Por
José Antonio Díaz
Quiere la casualidad que muy poco después de
Spider, de Cronemberg, y de El dragón rojo, precuela de El silencio
de los corderos, se estrene una interpretación cinematográficamente
española de los estragos mentales a que da lugar una enfermedad
al parecer tan devastadora como la esquizofrenia.
Xavier
Villaverde, cuya última y más conocida película (Finisterre)
fue recibida con cierta decepción, no ha echado precisamente
el freno de la ambición en esta su siguiente obra y se ha enfrentado
al reto de poner en pantalla una historia, adaptada de la novela
del guionista Suso del Toro, que por fondo y forma no puede
disimular su directo parentesco con la considerada por muchos
teóricos como la mejor película (y, en todo caso, una de las
más turbadoras e inquietantes) de la historia del cine: Vértigo,
de Hitchcock. Y lo que es más sorprendente, en un contexto cinematográfico
como el español, tan alejado del cine psicológico y fantástico,
salir airoso del atrevimiento, y, para mayor abundamiento, sin
que la textura del celuloide parezca otra cosa que cine español.

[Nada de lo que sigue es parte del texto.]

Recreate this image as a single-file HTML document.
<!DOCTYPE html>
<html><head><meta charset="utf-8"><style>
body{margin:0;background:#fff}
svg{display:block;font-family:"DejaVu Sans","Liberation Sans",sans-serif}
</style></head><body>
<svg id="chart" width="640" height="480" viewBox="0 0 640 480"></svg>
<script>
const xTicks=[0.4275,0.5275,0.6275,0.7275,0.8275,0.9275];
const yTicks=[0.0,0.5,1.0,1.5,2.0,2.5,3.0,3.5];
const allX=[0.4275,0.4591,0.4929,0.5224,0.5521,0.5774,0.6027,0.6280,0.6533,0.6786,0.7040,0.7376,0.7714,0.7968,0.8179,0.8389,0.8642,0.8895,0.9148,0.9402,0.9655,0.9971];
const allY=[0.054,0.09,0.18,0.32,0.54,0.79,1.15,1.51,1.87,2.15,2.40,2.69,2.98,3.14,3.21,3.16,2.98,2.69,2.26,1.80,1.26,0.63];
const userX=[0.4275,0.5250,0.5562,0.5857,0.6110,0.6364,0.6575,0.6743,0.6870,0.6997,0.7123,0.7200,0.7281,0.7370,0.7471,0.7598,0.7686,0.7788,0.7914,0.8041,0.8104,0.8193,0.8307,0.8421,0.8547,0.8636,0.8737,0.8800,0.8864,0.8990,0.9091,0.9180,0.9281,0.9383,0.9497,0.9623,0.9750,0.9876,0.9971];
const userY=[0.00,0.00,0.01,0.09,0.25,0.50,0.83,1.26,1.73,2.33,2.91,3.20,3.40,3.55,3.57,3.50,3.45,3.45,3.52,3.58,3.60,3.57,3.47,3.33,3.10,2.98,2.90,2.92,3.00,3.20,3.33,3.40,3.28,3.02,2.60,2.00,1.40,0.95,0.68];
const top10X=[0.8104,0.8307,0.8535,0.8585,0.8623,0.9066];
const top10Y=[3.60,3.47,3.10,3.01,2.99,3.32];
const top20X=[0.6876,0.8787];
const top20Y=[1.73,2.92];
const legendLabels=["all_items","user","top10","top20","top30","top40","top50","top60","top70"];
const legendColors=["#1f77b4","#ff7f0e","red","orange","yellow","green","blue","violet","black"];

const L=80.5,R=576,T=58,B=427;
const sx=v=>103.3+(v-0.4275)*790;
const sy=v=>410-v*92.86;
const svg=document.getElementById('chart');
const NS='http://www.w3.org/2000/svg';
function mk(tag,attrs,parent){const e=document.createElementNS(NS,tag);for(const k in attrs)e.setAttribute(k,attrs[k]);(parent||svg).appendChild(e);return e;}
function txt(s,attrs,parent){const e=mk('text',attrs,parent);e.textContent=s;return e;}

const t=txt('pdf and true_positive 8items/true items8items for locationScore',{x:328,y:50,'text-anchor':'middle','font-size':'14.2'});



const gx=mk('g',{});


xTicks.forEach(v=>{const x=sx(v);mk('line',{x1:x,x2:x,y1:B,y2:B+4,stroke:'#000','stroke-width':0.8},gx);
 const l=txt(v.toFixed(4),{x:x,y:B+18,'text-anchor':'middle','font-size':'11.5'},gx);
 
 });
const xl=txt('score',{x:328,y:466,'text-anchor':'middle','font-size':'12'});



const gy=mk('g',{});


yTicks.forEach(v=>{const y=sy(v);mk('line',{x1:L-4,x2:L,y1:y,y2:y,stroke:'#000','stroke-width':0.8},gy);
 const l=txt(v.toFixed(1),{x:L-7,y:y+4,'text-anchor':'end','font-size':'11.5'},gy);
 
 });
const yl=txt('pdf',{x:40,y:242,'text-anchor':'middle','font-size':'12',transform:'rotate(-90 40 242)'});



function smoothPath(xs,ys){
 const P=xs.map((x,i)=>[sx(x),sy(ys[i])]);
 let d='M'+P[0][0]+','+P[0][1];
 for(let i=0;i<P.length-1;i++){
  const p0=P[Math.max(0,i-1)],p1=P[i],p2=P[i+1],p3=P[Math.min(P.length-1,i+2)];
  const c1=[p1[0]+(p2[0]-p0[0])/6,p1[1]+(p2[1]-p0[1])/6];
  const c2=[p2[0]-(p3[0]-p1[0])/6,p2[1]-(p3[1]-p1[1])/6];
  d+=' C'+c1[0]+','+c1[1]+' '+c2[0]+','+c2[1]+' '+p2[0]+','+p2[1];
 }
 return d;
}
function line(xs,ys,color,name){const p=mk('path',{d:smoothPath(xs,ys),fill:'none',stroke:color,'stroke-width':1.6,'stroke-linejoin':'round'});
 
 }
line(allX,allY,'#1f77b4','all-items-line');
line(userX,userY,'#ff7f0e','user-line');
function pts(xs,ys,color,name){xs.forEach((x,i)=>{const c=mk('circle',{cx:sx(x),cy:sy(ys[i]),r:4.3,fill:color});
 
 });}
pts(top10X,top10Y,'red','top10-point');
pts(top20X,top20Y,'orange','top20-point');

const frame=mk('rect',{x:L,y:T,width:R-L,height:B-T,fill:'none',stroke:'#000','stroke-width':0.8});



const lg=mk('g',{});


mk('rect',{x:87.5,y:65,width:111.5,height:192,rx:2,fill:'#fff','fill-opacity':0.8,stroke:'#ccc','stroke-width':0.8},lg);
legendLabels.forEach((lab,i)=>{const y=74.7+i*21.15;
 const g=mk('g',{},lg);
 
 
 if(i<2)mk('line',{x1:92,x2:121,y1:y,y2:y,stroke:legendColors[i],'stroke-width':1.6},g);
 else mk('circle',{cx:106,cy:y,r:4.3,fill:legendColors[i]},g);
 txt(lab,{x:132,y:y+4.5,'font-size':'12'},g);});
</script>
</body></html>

Basada en una estructura de típico thriller psicológico
con reminiscencias freudianas, la historia arranca con la recreación
deliberadamente incompleta de un trágico oscuro suceso del pasado,
cerrado en falso, que gravita inexorablemente a modo de trauma
sobre el presente del personaje protagonista (Juan Diego Botto),
hijo y heredero en talento de un escultor con cierto prestigio
(Luis Tosar), y el de su madre, internada en un hospital psiquiátrico
cuando su hijo decide volver al entorno de su infancia, y cuya
aclaración en el desenlace permite abrir la vía de la solución
para la asfixiante dependencia psicológica y artística, corporeizada
cinematográficamente en la enfermedad de la esquizofrenia, que
ha condicionado la vida del protagonista y, en el tiempo delimitado
por el metraje (de ahí la estructura de thriller), de una forma
directa, con peligro para su vida y la de los que le rodean.
Densa y comedida, con precisos, lacónicos y sugerentes
diálogos por parte de unos personajes que dicen más con sus
silencios que con sus palabras, siguiendo la mejor tradición
del buen cine español, la película no puede comenzar más prometedoramente.
Pero es que además, una ambientación tan delimitada e inquietante
no impide que la historia, cuyos elementos se dosifican magistralmente,
avance con funcionalidad, a la manera de una buena muestra de
cine de género, focalizando su atención en un ingrediente de
suspense muy concreto que va vertebrando la deriva psicológicamente
enfermiza del protagonista, un Juan Diego Botto magnífico que
borda su papel de individuo torturado e imprevisible, al que
escolta con parecida brillantez Marta Etura, hacia la catarsis
redentora final.
Pero el más difícil todavía es incluir con toda
naturalidad en un metraje de esta naturaleza elementos explícitos
de cine fantástico (un personaje fantasma rondando entre mortales
de carne y hueso, un intercambio de aptitudes por intercambio
físico directo...) sin que no sólo no chirríe el resultado final,
la intensidad tan característica de una película tan inquietante,
sino que incluso contribuya a plantear lecturas metafóricas
que trascienden lo narrado, como el eterno conflicto entre la
necesaria dependencia y la deseable independencia en las relaciones
paterno-filiales y, en general, entre maestros y pupilos, entre
el arte clásico y el derivado o, en definitiva, la dialéctica
en el progreso de la civilización entre conservación y ruptura.